> _EXERCISE REQUIREMENTS_: In the entries below, the lines from the one with "Rebuild this chart" through the one with "const chartTitle = 'Alumnos" are to be copied exactly; both ends count.

> _LISTING_:
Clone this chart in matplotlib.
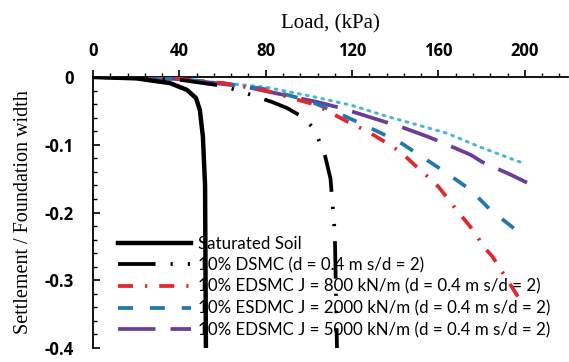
...
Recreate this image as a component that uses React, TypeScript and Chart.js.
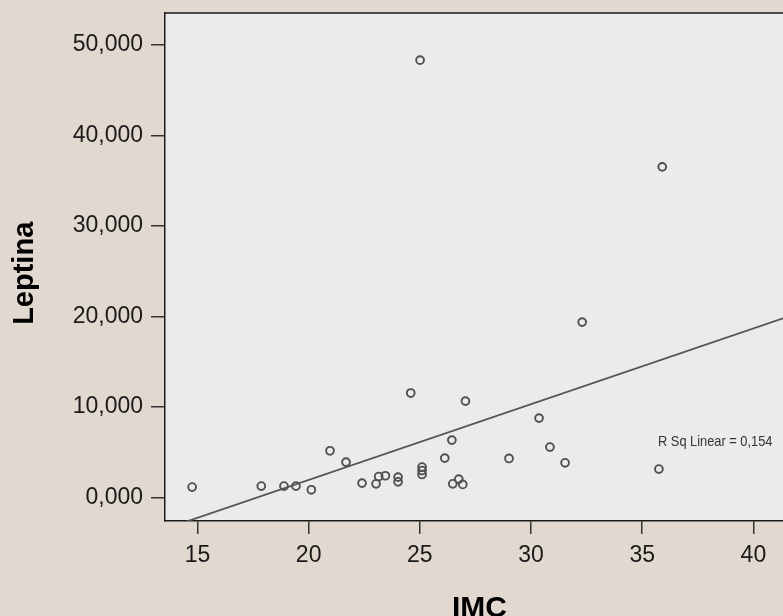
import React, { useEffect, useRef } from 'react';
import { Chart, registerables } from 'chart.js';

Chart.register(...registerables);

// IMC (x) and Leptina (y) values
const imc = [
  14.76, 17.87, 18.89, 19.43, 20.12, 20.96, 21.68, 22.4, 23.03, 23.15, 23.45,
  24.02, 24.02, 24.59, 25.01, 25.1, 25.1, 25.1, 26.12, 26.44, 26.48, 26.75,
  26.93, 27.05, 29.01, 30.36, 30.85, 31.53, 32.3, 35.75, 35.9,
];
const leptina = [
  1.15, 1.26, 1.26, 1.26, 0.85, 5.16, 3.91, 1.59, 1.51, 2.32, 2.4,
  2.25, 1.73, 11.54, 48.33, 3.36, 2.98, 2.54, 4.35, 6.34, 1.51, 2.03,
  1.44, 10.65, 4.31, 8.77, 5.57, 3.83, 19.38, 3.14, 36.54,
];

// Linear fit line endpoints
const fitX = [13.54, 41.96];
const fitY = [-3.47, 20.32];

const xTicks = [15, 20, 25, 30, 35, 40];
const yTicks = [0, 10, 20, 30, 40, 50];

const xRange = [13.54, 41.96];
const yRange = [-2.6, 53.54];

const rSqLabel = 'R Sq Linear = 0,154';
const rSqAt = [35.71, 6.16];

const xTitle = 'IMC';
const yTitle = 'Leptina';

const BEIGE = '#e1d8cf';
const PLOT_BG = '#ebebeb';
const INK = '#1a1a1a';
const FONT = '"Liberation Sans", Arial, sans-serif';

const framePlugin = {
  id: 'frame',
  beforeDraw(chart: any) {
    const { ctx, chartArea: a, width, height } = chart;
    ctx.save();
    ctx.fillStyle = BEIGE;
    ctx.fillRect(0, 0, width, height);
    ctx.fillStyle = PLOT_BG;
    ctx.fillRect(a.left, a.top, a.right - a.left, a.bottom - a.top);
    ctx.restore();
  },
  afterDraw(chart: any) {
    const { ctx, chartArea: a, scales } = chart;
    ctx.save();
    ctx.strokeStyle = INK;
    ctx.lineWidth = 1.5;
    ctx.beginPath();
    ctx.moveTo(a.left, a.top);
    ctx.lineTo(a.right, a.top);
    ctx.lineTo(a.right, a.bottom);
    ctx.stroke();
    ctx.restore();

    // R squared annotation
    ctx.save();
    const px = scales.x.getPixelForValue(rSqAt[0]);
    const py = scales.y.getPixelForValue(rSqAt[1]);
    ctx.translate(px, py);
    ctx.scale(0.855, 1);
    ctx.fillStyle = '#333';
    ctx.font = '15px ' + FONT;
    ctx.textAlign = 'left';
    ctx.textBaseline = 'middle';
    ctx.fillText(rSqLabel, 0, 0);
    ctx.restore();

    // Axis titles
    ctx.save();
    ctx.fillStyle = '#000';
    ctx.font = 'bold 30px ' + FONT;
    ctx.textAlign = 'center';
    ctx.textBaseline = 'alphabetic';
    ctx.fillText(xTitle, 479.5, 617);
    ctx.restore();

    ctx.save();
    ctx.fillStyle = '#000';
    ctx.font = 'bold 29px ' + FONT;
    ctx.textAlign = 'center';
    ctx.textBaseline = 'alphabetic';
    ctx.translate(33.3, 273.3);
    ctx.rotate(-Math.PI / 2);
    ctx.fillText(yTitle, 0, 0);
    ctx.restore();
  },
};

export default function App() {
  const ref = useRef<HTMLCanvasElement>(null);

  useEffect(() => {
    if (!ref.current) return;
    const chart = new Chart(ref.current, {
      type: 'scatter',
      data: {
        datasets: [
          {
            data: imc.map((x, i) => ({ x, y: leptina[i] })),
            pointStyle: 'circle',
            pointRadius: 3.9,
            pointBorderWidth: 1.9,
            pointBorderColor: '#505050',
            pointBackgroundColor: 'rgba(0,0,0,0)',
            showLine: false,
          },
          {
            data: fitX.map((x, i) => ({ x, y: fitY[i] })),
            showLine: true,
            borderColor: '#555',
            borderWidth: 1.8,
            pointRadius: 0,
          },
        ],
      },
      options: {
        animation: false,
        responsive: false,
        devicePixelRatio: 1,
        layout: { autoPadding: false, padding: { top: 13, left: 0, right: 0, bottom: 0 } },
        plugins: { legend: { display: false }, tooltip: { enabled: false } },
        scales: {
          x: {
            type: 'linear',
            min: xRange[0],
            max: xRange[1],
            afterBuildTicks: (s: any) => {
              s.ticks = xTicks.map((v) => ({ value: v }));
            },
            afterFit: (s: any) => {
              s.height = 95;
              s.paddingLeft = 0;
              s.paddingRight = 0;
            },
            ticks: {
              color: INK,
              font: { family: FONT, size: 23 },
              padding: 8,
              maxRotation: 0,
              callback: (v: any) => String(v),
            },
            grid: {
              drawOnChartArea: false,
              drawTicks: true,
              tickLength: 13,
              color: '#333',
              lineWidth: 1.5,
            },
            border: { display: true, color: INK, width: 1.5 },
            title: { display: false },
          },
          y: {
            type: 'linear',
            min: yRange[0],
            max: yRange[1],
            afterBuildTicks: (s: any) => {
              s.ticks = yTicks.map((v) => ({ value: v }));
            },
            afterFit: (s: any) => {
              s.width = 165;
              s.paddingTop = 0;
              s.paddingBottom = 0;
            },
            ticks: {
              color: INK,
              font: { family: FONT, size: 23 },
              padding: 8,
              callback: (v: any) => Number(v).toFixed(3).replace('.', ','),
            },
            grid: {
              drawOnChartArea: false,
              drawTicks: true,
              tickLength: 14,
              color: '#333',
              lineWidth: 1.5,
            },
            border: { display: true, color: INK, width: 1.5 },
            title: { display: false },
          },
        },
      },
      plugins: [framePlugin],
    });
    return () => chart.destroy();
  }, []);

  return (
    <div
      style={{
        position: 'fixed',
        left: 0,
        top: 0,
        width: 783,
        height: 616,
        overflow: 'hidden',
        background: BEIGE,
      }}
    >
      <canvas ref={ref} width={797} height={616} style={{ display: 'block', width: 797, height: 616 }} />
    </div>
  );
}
...
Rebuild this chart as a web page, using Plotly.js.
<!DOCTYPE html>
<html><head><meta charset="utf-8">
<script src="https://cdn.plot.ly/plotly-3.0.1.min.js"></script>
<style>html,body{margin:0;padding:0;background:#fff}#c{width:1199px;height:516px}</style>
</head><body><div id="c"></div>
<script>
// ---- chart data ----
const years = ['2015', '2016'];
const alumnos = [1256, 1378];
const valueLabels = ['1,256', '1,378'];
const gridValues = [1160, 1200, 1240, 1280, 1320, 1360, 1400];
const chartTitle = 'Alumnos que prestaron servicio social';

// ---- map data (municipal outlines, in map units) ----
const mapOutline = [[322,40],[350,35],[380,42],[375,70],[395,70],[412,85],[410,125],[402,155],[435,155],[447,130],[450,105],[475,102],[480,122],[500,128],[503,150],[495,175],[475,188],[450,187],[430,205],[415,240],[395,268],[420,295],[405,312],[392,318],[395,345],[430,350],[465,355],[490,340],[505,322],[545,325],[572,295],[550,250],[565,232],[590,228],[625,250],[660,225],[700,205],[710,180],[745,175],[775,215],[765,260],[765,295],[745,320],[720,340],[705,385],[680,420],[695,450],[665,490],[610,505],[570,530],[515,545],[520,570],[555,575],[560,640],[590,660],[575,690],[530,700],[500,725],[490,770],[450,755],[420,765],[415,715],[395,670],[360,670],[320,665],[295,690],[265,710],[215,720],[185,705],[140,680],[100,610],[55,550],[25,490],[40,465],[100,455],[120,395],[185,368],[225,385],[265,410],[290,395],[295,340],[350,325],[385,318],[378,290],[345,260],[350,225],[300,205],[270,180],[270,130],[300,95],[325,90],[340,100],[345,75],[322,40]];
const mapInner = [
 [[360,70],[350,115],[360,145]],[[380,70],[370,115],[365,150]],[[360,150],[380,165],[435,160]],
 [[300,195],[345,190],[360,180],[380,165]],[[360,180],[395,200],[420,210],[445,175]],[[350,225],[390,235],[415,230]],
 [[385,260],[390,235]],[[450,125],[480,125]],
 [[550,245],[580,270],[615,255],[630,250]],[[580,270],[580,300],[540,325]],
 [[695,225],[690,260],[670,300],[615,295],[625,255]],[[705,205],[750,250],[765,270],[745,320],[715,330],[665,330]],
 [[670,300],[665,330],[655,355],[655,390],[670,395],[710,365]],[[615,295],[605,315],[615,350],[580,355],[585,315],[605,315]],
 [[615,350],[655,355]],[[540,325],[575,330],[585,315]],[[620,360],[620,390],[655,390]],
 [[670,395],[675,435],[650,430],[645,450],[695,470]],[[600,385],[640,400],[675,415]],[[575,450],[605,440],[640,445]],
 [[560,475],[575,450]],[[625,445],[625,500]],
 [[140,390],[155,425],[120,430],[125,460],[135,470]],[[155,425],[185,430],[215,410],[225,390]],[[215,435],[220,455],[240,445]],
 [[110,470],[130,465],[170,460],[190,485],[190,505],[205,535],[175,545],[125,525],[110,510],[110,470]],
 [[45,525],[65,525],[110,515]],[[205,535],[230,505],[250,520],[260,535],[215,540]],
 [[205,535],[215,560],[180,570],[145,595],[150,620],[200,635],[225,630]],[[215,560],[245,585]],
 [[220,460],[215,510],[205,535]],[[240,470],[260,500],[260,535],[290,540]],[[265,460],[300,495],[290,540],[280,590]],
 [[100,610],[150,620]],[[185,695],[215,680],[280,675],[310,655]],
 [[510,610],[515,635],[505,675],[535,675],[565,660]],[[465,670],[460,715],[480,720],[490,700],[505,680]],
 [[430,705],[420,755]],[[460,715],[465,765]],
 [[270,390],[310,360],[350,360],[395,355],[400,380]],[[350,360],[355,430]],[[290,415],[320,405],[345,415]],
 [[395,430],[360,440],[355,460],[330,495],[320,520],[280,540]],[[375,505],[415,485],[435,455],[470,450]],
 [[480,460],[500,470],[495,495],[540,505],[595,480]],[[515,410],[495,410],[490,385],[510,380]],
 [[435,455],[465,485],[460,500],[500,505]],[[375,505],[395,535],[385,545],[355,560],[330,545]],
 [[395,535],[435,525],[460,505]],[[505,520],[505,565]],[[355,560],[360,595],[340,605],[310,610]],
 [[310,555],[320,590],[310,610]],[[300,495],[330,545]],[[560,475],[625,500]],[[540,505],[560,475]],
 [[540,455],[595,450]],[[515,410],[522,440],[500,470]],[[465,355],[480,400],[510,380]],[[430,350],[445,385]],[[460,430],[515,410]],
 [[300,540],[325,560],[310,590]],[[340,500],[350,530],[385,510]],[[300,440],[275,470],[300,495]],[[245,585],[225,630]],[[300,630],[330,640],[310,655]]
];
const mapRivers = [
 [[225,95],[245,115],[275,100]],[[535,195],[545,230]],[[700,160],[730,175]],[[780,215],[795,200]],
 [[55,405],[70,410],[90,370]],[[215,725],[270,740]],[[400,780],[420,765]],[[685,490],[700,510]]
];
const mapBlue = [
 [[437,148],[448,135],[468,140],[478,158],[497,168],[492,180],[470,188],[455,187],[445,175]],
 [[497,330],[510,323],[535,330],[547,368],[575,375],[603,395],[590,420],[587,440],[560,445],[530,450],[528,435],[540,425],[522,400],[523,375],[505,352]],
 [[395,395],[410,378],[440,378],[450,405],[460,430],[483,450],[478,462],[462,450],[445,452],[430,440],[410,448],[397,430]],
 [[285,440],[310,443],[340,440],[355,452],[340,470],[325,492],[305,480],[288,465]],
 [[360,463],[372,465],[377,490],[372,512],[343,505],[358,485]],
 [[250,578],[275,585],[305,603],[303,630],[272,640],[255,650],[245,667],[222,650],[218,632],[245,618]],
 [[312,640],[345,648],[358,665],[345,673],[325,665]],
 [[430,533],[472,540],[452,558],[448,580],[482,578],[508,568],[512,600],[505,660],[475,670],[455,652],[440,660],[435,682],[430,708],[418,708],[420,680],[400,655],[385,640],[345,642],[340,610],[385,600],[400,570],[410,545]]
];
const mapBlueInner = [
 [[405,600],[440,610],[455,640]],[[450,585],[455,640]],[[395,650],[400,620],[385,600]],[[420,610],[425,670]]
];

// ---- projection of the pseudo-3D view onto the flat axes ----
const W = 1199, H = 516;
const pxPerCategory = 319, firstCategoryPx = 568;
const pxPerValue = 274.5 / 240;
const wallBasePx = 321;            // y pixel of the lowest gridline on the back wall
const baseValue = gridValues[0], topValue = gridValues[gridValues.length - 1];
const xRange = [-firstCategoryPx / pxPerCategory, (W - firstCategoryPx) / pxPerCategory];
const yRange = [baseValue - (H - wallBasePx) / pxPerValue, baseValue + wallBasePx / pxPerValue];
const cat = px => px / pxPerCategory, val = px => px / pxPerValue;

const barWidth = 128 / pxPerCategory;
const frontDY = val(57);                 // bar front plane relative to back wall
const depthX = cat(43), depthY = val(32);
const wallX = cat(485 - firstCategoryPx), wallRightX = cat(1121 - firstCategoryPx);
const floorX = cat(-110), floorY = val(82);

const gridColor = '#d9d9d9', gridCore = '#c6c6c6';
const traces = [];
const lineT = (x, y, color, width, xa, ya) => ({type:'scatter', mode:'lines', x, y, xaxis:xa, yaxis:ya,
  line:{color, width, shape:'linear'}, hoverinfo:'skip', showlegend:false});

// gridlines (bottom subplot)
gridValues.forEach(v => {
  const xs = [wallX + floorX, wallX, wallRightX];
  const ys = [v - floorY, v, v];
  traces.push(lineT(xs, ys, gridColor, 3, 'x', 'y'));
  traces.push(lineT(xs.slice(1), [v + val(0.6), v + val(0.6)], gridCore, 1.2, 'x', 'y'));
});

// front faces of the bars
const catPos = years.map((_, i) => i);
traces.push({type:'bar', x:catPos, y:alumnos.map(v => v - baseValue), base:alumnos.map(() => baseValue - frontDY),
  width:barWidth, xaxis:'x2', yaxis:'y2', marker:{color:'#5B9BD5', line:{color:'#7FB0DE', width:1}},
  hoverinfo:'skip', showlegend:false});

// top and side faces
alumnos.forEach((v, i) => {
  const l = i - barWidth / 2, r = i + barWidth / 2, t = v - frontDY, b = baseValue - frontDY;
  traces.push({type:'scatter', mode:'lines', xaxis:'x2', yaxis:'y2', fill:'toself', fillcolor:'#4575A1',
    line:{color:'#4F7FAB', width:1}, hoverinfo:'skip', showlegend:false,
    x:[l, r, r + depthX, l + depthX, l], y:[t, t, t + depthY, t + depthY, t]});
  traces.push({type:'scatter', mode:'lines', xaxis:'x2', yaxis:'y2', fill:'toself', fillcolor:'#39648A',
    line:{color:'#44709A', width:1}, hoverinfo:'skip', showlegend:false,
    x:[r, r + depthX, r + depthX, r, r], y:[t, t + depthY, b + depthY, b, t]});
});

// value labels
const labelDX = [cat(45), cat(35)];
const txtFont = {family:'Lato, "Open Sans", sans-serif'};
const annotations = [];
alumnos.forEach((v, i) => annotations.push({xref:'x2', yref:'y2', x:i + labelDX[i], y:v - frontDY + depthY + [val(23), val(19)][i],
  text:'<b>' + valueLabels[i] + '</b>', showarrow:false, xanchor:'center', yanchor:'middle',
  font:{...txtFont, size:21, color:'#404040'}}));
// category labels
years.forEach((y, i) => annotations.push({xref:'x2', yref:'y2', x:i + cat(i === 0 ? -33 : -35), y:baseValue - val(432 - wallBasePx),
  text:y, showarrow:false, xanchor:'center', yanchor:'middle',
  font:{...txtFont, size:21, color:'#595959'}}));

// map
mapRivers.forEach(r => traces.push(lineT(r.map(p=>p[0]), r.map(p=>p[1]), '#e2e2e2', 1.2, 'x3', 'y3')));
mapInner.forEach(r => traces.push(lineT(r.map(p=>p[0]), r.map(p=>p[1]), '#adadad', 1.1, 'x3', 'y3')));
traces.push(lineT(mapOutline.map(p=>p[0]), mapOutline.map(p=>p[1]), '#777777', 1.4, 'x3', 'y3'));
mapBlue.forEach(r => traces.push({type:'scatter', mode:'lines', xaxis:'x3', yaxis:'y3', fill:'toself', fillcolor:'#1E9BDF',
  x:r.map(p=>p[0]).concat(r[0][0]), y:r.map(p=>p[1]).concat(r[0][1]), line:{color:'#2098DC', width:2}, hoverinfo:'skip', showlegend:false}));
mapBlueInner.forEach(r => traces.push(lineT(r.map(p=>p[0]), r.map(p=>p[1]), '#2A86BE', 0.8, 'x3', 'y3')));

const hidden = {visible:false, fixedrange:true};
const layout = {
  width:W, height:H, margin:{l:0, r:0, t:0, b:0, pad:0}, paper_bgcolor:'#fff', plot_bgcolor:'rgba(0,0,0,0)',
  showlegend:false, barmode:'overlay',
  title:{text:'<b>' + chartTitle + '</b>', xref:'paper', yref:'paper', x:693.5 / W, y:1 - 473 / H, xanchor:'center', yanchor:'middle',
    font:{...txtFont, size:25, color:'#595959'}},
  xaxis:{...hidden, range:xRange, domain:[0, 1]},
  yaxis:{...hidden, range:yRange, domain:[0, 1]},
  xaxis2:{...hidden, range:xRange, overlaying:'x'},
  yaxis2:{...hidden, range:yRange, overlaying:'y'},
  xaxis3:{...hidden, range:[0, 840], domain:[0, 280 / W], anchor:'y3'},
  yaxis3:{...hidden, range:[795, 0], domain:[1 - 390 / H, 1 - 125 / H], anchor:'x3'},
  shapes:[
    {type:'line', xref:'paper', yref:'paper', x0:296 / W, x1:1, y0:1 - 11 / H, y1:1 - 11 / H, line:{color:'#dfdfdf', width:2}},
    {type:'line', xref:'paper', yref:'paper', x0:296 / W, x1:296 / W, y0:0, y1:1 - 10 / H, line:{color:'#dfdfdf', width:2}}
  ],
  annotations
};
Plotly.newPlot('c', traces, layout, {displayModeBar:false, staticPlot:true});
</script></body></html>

> _EXERCISE ANSWER_:
Rebuild this chart as a web page, using Plotly.js.
<!DOCTYPE html>
<html><head><meta charset="utf-8">
<script src="https://cdn.plot.ly/plotly-3.0.1.min.js"></script>
<style>html,body{margin:0;padding:0;background:#fff}#c{width:1199px;height:516px}</style>
</head><body><div id="c"></div>
<script>
// ---- chart data ----
const years = ['2015', '2016'];
const alumnos = [1256, 1378];
const valueLabels = ['1,256', '1,378'];
const gridValues = [1160, 1200, 1240, 1280, 1320, 1360, 1400];
const chartTitle = 'Alumnos que prestaron servicio social';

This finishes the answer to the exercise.